***** DATA EXCERPT *****
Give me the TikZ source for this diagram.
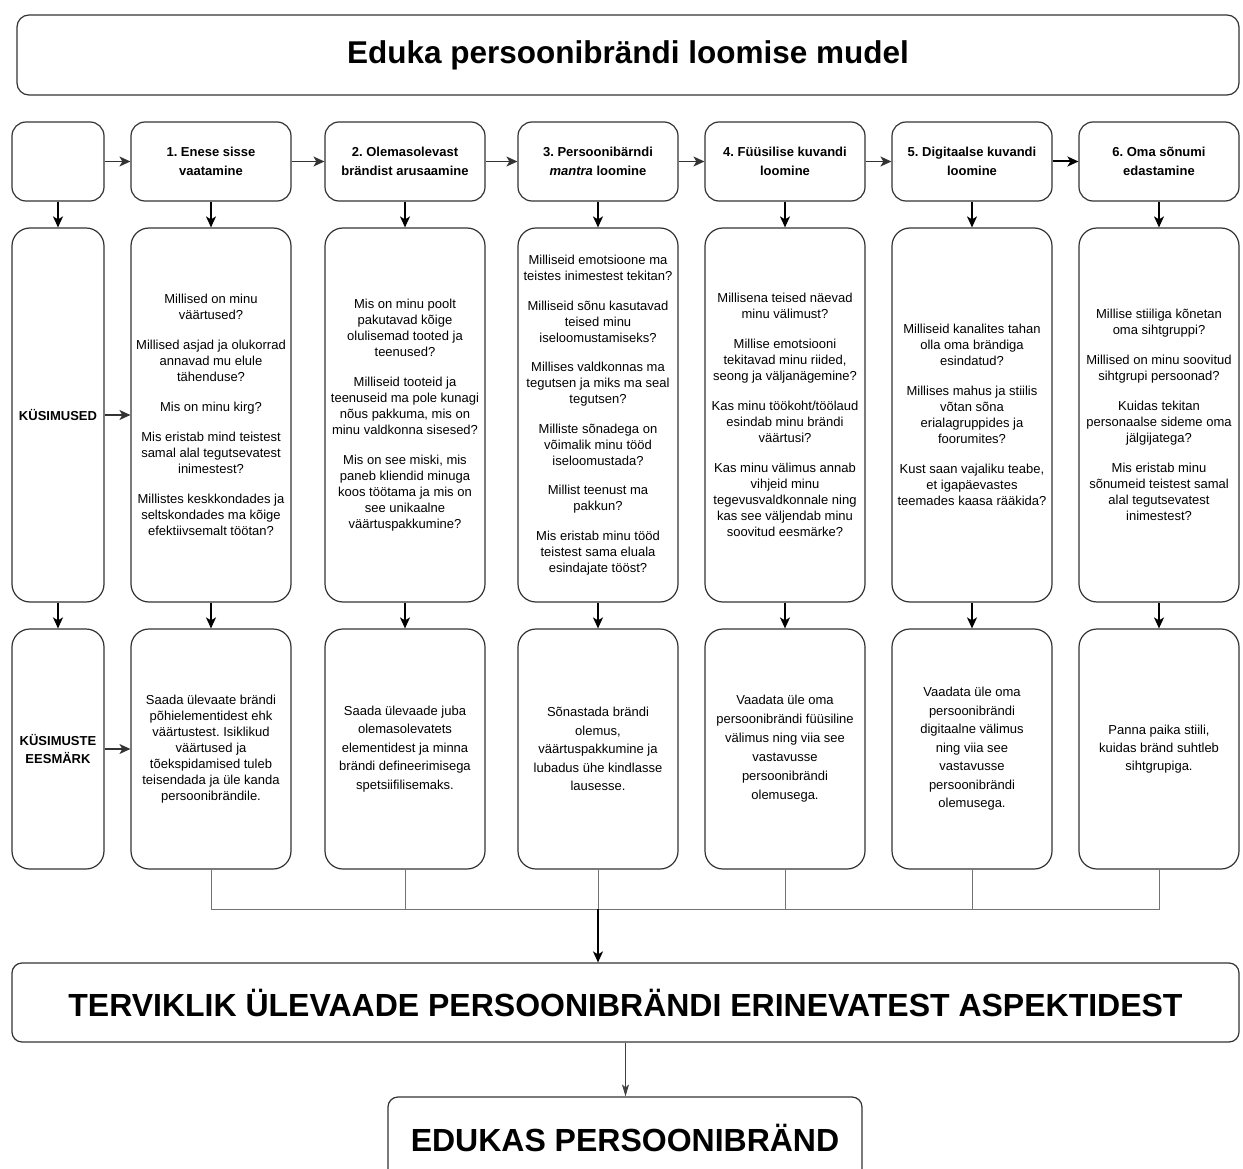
\documentclass[tikz,border=0pt]{standalone}
\usepackage{fontspec}
\setmainfont{Liberation Sans}
\usetikzlibrary{arrows.meta}
\frenchspacing
\begin{document}
\frenchspacing
\begin{tikzpicture}[x=1pt,y=-1pt,
  box/.style={draw=black!80, line width=1.2pt, rounded corners=14pt, align=center, inner sep=2pt, fill=white},
  hdr/.style={box, minimum width=160pt, minimum height=79pt, font=\fontsize{13}{19}\selectfont\bfseries},
  qbox/.style={box, rounded corners=18pt, minimum width=160pt, minimum height=374pt, font=\fontsize{13}{16}\selectfont},
  gbox/.style={box, rounded corners=18pt, minimum width=160pt, minimum height=240pt, font=\fontsize{13}{18.5}\selectfont},
  arr/.style={draw=black, line width=1.5pt, -{Stealth[length=11pt,width=10pt,inset=3pt]}},
  thinarr/.style={draw=black!75, line width=0.9pt, -{Stealth[length=12pt,width=7pt,inset=3pt]}},
  merge/.style={draw=black!55, line width=1pt}
]
\path[use as bounding box, clip] (0,0) rectangle (1243,1169);
\fill[white] (0,0) rectangle (1243,1169);

% title
\node[box, rounded corners=12pt, minimum width=1222pt, minimum height=80pt, font=\fontsize{31.5}{36}\selectfont\bfseries] (title) at (628,55) {Eduka persoonibrändi loomise mudel};

% header row
\node[hdr, minimum width=92pt] (h0) at (58,161.5) {};
\node[hdr] (h1) at (211,161.5) {1. Enese sisse\\vaatamine};
\node[hdr] (h2) at (405,161.5) {2. Olemasolevast\\brändist arusaamine};
\node[hdr] (h3) at (598,161.5) {3. Persoonibärndi\\\textit{mantra} loomine};
\node[hdr] (h4) at (785,161.5) {4. Füüsilise kuvandi\\loomine};
\node[hdr] (h5) at (972,161.5) {5. Digitaalse kuvandi\\loomine};
\node[hdr] (h6) at (1159,161.5) {6. Oma sõnumi\\edastamine};

% question row
\node[qbox, minimum width=92pt, font=\fontsize{13}{18}\selectfont\bfseries] (q0) at (58,415) {KÜSIMUSED};
\node[qbox] (q1) at (211,415) {\raisebox{-1pt}{\parbox{150pt}{\centering Millised on minu\\väärtused?\\[14pt]Millised asjad ja olukorrad\\annavad mu elule\\tähenduse?\\[14pt]Mis on minu kirg?\\[14pt]Mis eristab mind teistest\\samal alal tegutsevatest\\inimestest?\\[14pt]Millistes keskkondades ja\\seltskondades ma kõige\\efektiivsemalt töötan?}}};
\node[qbox] (q2) at (405,415) {\raisebox{7pt}{\parbox{150pt}{\centering Mis on minu poolt\\pakutavad kõige\\olulisemad tooted ja\\teenused?\\[14pt]Milliseid tooteid ja\\teenuseid ma pole kunagi\\nõus pakkuma, mis on\\minu valdkonna sisesed?\\[14pt]Mis on see miski, mis\\paneb kliendid minuga\\koos töötama ja mis on\\see unikaalne\\väärtuspakkumine?}}};
\node[qbox] (q3) at (598,415) {\raisebox{7pt}{\parbox{150pt}{\centering Milliseid emotsioone ma\\teistes inimestest tekitan?\\[13.5pt]Milliseid sõnu kasutavad\\teised minu\\iseloomustamiseks?\\[13.5pt]Millises valdkonnas ma\\tegutsen ja miks ma seal\\tegutsen?\\[13.5pt]Milliste sõnadega on\\võimalik minu tööd\\iseloomustada?\\[13.5pt]Millist teenust ma\\pakkun?\\[13.5pt]Mis eristab minu tööd\\teistest sama eluala\\esindajate tööst?}}};
\node[qbox] (q4) at (785,415) {Millisena teised näevad\\minu välimust?\\[14pt]Millise emotsiooni\\tekitavad minu riided,\\seong ja väljanägemine?\\[14pt]Kas minu töökoht/töölaud\\esindab minu brändi\\väärtusi?\\[14pt]Kas minu välimus annab\\vihjeid minu\\tegevusvaldkonnale ning\\kas see väljendab minu\\soovitud eesmärke?};
\node[qbox] (q5) at (972,415) {Milliseid kanalites tahan\\olla oma brändiga\\esindatud?\\[14pt]Millises mahus ja stiilis\\võtan sõna\\erialagruppides ja\\foorumites?\\[14pt]Kust saan vajaliku teabe,\\et igapäevastes\\teemades kaasa rääkida?};
\node[qbox] (q6) at (1159,415) {Millise stiiliga kõnetan\\oma sihtgruppi?\\[14pt]Millised on minu soovitud\\sihtgrupi persoonad?\\[14pt]Kuidas tekitan\\personaalse sideme oma\\jälgijatega?\\[14pt]Mis eristab minu\\sõnumeid teistest samal\\alal tegutsevatest\\inimestest?};

% goal row
\node[gbox, minimum width=92pt, font=\fontsize{13}{18}\selectfont\bfseries] (g0) at (58,749) {KÜSIMUSTE\\EESMÄRK};
\node[gbox, font=\fontsize{13}{16}\selectfont] (g1) at (211,749) {Saada ülevaate brändi\\põhielementidest ehk\\väärtustest. Isiklikud\\väärtused ja\\tõekspidamised tuleb\\teisendada ja üle kanda\\persoonibrändile.};
\node[gbox] (g2) at (405,749) {Saada ülevaade juba\\olemasolevatets\\elementidest ja minna\\brändi defineerimisega\\spetsiifilisemaks.};
\node[gbox] (g3) at (598,749) {Sõnastada brändi\\olemus,\\väärtuspakkumine ja\\lubadus ühe kindlasse\\lausesse.};
\node[gbox, font=\fontsize{13}{19}\selectfont] (g4) at (785,749) {Vaadata üle oma\\persoonibrändi füüsiline\\välimus ning viia see\\vastavusse\\persoonibrändi\\olemusega.};
\node[gbox] (g5) at (972,749) {Vaadata üle oma\\persoonibrändi\\digitaalne välimus\\ning viia see\\vastavusse\\persoonibrändi\\olemusega.};
\node[gbox, font=\fontsize{13}{18}\selectfont] (g6) at (1159,749) {Panna paika stiili,\\kuidas bränd suhtleb\\sihtgrupiga.};

% bottom boxes
\node[box, rounded corners=10pt, minimum width=1227pt, minimum height=79pt, font=\fontsize{32}{36}\selectfont\bfseries] (big) at (625.5,1002.5) {TERVIKLIK ÜLEVAADE PERSOONIBRÄNDI ERINEVATEST ASPEKTIDEST};
\node[box, rounded corners=10pt, minimum width=474pt, minimum height=82pt, font=\fontsize{32}{36}\selectfont\bfseries] (final) at (625,1138) {EDUKAS PERSOONIBRÄND};

% header arrows
\draw[arr, draw=black!80, line width=1.3pt] (h0) -- (h1);
\draw[arr, draw=black!80, line width=1.3pt] (h1) -- (h2);
\draw[arr, draw=black!80, line width=1.3pt] (h2) -- (h3);
\draw[arr, draw=black!80, line width=1.3pt] (h3) -- (h4);
\draw[arr, draw=black!80, line width=1.3pt] (h4) -- (h5);
\draw[arr, line width=2pt] (h5) -- (h6);

% vertical arrows
\foreach \i in {0,...,6}{
  \draw[arr] (h\i.south) -- (q\i.north);
  \draw[arr] (q\i.south) -- (g\i.north);
}

% row label arrows
\draw[arr, draw=black!80, line width=1.3pt] (q0) -- (q1);
\draw[arr, draw=black!80, line width=1.3pt] (g0) -- (g1);

% merge
\coordinate (m) at (598,909);
\foreach \i in {1,2,4,5,6}{
  \draw[merge] (g\i.south) |- (m);
}
\draw[merge] (g3.south) -- (m);
\draw[arr, line width=1.6pt] (m) -- (m |- big.north);

% to final
\draw[thinarr] (big.south) -- (big.south |- final.north);
\end{tikzpicture}
\end{document}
*****
All of the material above should be reproduced exactly, except the pictures.

Give me the TikZ source for this diagram.
\documentclass[tikz,border=0pt]{standalone}
\usepackage{fontspec}
\setmainfont{Liberation Sans}
\usetikzlibrary{arrows.meta}
\frenchspacing
\begin{document}
\frenchspacing
\begin{tikzpicture}[x=1pt,y=-1pt,
  box/.style={draw=black!80, line width=1.2pt, rounded corners=14pt, align=center, inner sep=2pt, fill=white},
  hdr/.style={box, minimum width=160pt, minimum height=79pt, font=\fontsize{13}{19}\selectfont\bfseries},
  qbox/.style={box, rounded corners=18pt, minimum width=160pt, minimum height=374pt, font=\fontsize{13}{16}\selectfont},
  gbox/.style={box, rounded corners=18pt, minimum width=160pt, minimum height=240pt, font=\fontsize{13}{18.5}\selectfont},
  arr/.style={draw=black, line width=1.5pt, -{Stealth[length=11pt,width=10pt,inset=3pt]}},
  thinarr/.style={draw=black!75, line width=0.9pt, -{Stealth[length=12pt,width=7pt,inset=3pt]}},
  merge/.style={draw=black!55, line width=1pt}
]
\path[use as bounding box, clip] (0,0) rectangle (1243,1169);
\fill[white] (0,0) rectangle (1243,1169);

% title
\node[box, rounded corners=12pt, minimum width=1222pt, minimum height=80pt, font=\fontsize{31.5}{36}\selectfont\bfseries] (title) at (628,55) {Eduka persoonibrändi loomise mudel};

% header row
\node[hdr, minimum width=92pt] (h0) at (58,161.5) {};
\node[hdr] (h1) at (211,161.5) {1. Enese sisse\\vaatamine};
\node[hdr] (h2) at (405,161.5) {2. Olemasolevast\\brändist arusaamine};
\node[hdr] (h3) at (598,161.5) {3. Persoonibärndi\\\textit{mantra} loomine};
\node[hdr] (h4) at (785,161.5) {4. Füüsilise kuvandi\\loomine};
\node[hdr] (h5) at (972,161.5) {5. Digitaalse kuvandi\\loomine};
\node[hdr] (h6) at (1159,161.5) {6. Oma sõnumi\\edastamine};

% question row
\node[qbox, minimum width=92pt, font=\fontsize{13}{18}\selectfont\bfseries] (q0) at (58,415) {KÜSIMUSED};
\node[qbox] (q1) at (211,415) {\raisebox{-1pt}{\parbox{150pt}{\centering Millised on minu\\väärtused?\\[14pt]Millised asjad ja olukorrad\\annavad mu elule\\tähenduse?\\[14pt]Mis on minu kirg?\\[14pt]Mis eristab mind teistest\\samal alal tegutsevatest\\inimestest?\\[14pt]Millistes keskkondades ja\\seltskondades ma kõige\\efektiivsemalt töötan?}}};
\node[qbox] (q2) at (405,415) {\raisebox{7pt}{\parbox{150pt}{\centering Mis on minu poolt\\pakutavad kõige\\olulisemad tooted ja\\teenused?\\[14pt]Milliseid tooteid ja\\teenuseid ma pole kunagi\\nõus pakkuma, mis on\\minu valdkonna sisesed?\\[14pt]Mis on see miski, mis\\paneb kliendid minuga\\koos töötama ja mis on\\see unikaalne\\väärtuspakkumine?}}};
\node[qbox] (q3) at (598,415) {\raisebox{7pt}{\parbox{150pt}{\centering Milliseid emotsioone ma\\teistes inimestest tekitan?\\[13.5pt]Milliseid sõnu kasutavad\\teised minu\\iseloomustamiseks?\\[13.5pt]Millises valdkonnas ma\\tegutsen ja miks ma seal\\tegutsen?\\[13.5pt]Milliste sõnadega on\\võimalik minu tööd\\iseloomustada?\\[13.5pt]Millist teenust ma\\pakkun?\\[13.5pt]Mis eristab minu tööd\\teistest sama eluala\\esindajate tööst?}}};
\node[qbox] (q4) at (785,415) {Millisena teised näevad\\minu välimust?\\[14pt]Millise emotsiooni\\tekitavad minu riided,\\seong ja väljanägemine?\\[14pt]Kas minu töökoht/töölaud\\esindab minu brändi\\väärtusi?\\[14pt]Kas minu välimus annab\\vihjeid minu\\tegevusvaldkonnale ning\\kas see väljendab minu\\soovitud eesmärke?};
\node[qbox] (q5) at (972,415) {Milliseid kanalites tahan\\olla oma brändiga\\esindatud?\\[14pt]Millises mahus ja stiilis\\võtan sõna\\erialagruppides ja\\foorumites?\\[14pt]Kust saan vajaliku teabe,\\et igapäevastes\\teemades kaasa rääkida?};
\node[qbox] (q6) at (1159,415) {Millise stiiliga kõnetan\\oma sihtgruppi?\\[14pt]Millised on minu soovitud\\sihtgrupi persoonad?\\[14pt]Kuidas tekitan\\personaalse sideme oma\\jälgijatega?\\[14pt]Mis eristab minu\\sõnumeid teistest samal\\alal tegutsevatest\\inimestest?};

% goal row
\node[gbox, minimum width=92pt, font=\fontsize{13}{18}\selectfont\bfseries] (g0) at (58,749) {KÜSIMUSTE\\EESMÄRK};
\node[gbox, font=\fontsize{13}{16}\selectfont] (g1) at (211,749) {Saada ülevaate brändi\\põhielementidest ehk\\väärtustest. Isiklikud\\väärtused ja\\tõekspidamised tuleb\\teisendada ja üle kanda\\persoonibrändile.};
\node[gbox] (g2) at (405,749) {Saada ülevaade juba\\olemasolevatets\\elementidest ja minna\\brändi defineerimisega\\spetsiifilisemaks.};
\node[gbox] (g3) at (598,749) {Sõnastada brändi\\olemus,\\väärtuspakkumine ja\\lubadus ühe kindlasse\\lausesse.};
\node[gbox, font=\fontsize{13}{19}\selectfont] (g4) at (785,749) {Vaadata üle oma\\persoonibrändi füüsiline\\välimus ning viia see\\vastavusse\\persoonibrändi\\olemusega.};
\node[gbox] (g5) at (972,749) {Vaadata üle oma\\persoonibrändi\\digitaalne välimus\\ning viia see\\vastavusse\\persoonibrändi\\olemusega.};
\node[gbox, font=\fontsize{13}{18}\selectfont] (g6) at (1159,749) {Panna paika stiili,\\kuidas bränd suhtleb\\sihtgrupiga.};

% bottom boxes
\node[box, rounded corners=10pt, minimum width=1227pt, minimum height=79pt, font=\fontsize{32}{36}\selectfont\bfseries] (big) at (625.5,1002.5) {TERVIKLIK ÜLEVAADE PERSOONIBRÄNDI ERINEVATEST ASPEKTIDEST};
\node[box, rounded corners=10pt, minimum width=474pt, minimum height=82pt, font=\fontsize{32}{36}\selectfont\bfseries] (final) at (625,1138) {EDUKAS PERSOONIBRÄND};

% header arrows
\draw[arr, draw=black!80, line width=1.3pt] (h0) -- (h1);
\draw[arr, draw=black!80, line width=1.3pt] (h1) -- (h2);
\draw[arr, draw=black!80, line width=1.3pt] (h2) -- (h3);
\draw[arr, draw=black!80, line width=1.3pt] (h3) -- (h4);
\draw[arr, draw=black!80, line width=1.3pt] (h4) -- (h5);
\draw[arr, line width=2pt] (h5) -- (h6);

% vertical arrows
\foreach \i in {0,...,6}{
  \draw[arr] (h\i.south) -- (q\i.north);
  \draw[arr] (q\i.south) -- (g\i.north);
}

% row label arrows
\draw[arr, draw=black!80, line width=1.3pt] (q0) -- (q1);
\draw[arr, draw=black!80, line width=1.3pt] (g0) -- (g1);

% merge
\coordinate (m) at (598,909);
\foreach \i in {1,2,4,5,6}{
  \draw[merge] (g\i.south) |- (m);
}
\draw[merge] (g3.south) -- (m);
\draw[arr, line width=1.6pt] (m) -- (m |- big.north);

% to final
\draw[thinarr] (big.south) -- (big.south |- final.north);
\end{tikzpicture}
\end{document}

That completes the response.